%%

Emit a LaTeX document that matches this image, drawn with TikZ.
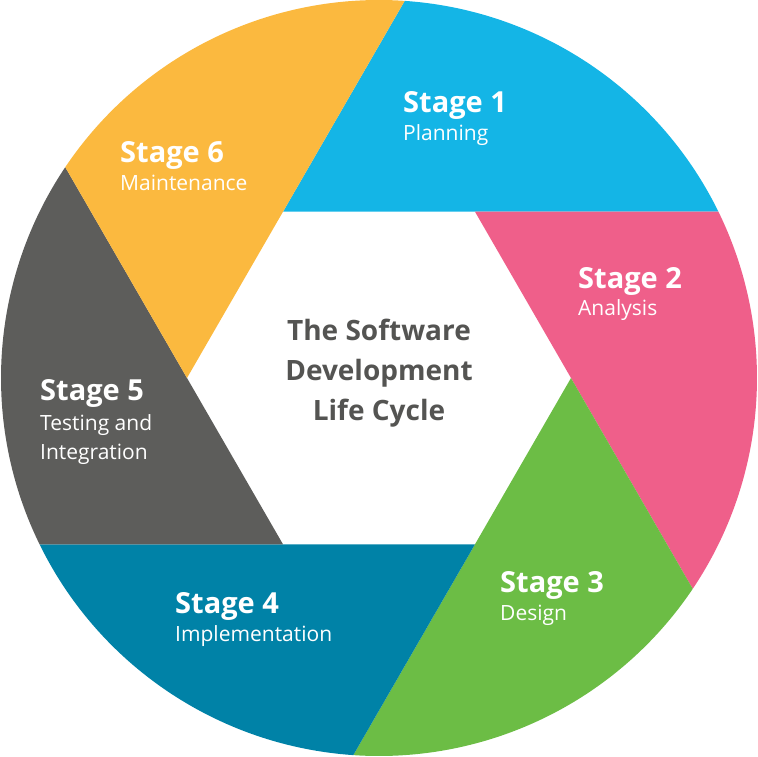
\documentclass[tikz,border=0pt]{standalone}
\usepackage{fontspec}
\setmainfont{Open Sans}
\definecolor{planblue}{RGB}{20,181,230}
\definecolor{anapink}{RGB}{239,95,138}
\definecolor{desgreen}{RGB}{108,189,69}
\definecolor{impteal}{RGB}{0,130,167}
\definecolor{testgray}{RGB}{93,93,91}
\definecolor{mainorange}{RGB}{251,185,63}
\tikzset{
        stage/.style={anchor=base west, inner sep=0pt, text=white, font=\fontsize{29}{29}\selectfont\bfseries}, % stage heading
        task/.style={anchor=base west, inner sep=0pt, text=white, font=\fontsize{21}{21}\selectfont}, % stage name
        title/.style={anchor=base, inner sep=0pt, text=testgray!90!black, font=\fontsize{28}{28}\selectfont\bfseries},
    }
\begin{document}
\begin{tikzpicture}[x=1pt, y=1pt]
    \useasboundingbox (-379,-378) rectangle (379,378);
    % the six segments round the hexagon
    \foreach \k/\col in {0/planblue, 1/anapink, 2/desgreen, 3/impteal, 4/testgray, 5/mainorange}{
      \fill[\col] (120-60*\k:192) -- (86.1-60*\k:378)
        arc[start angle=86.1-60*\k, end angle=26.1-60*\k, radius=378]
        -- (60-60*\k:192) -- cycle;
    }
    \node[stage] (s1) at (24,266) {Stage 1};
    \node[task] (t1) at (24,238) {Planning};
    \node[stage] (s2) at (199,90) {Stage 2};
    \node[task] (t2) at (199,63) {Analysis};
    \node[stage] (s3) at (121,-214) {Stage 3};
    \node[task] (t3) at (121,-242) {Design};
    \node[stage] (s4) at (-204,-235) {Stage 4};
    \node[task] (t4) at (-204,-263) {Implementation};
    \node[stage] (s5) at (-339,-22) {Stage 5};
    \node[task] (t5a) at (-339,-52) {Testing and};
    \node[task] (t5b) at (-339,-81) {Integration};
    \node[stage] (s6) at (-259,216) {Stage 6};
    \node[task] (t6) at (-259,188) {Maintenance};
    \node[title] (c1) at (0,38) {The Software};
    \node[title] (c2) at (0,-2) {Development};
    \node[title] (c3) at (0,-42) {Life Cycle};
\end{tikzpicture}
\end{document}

%%

Task objective: Reproduce the material above in full, exactly, with no images.

Solved problem:
Emit a LaTeX document that matches this image, drawn with TikZ.
\documentclass[tikz,border=0pt]{standalone}
\usepackage{fontspec}
\setmainfont{Open Sans}
\definecolor{planblue}{RGB}{20,181,230}
\definecolor{anapink}{RGB}{239,95,138}
\definecolor{desgreen}{RGB}{108,189,69}
\definecolor{impteal}{RGB}{0,130,167}
\definecolor{testgray}{RGB}{93,93,91}
\definecolor{mainorange}{RGB}{251,185,63}
\tikzset{
        stage/.style={anchor=base west, inner sep=0pt, text=white, font=\fontsize{29}{29}\selectfont\bfseries}, % stage heading
        task/.style={anchor=base west, inner sep=0pt, text=white, font=\fontsize{21}{21}\selectfont}, % stage name
        title/.style={anchor=base, inner sep=0pt, text=testgray!90!black, font=\fontsize{28}{28}\selectfont\bfseries},
    }
\begin{document}
\begin{tikzpicture}[x=1pt, y=1pt]
    \useasboundingbox (-379,-378) rectangle (379,378);
    % the six segments round the hexagon
    \foreach \k/\col in {0/planblue, 1/anapink, 2/desgreen, 3/impteal, 4/testgray, 5/mainorange}{
      \fill[\col] (120-60*\k:192) -- (86.1-60*\k:378)
        arc[start angle=86.1-60*\k, end angle=26.1-60*\k, radius=378]
        -- (60-60*\k:192) -- cycle;
    }
    \node[stage] (s1) at (24,266) {Stage 1};
    \node[task] (t1) at (24,238) {Planning};
    \node[stage] (s2) at (199,90) {Stage 2};
    \node[task] (t2) at (199,63) {Analysis};
    \node[stage] (s3) at (121,-214) {Stage 3};
    \node[task] (t3) at (121,-242) {Design};
    \node[stage] (s4) at (-204,-235) {Stage 4};
    \node[task] (t4) at (-204,-263) {Implementation};
    \node[stage] (s5) at (-339,-22) {Stage 5};
    \node[task] (t5a) at (-339,-52) {Testing and};
    \node[task] (t5b) at (-339,-81) {Integration};
    \node[stage] (s6) at (-259,216) {Stage 6};
    \node[task] (t6) at (-259,188) {Maintenance};
    \node[title] (c1) at (0,38) {The Software};
    \node[title] (c2) at (0,-2) {Development};
    \node[title] (c3) at (0,-42) {Life Cycle};
\end{tikzpicture}
\end{document}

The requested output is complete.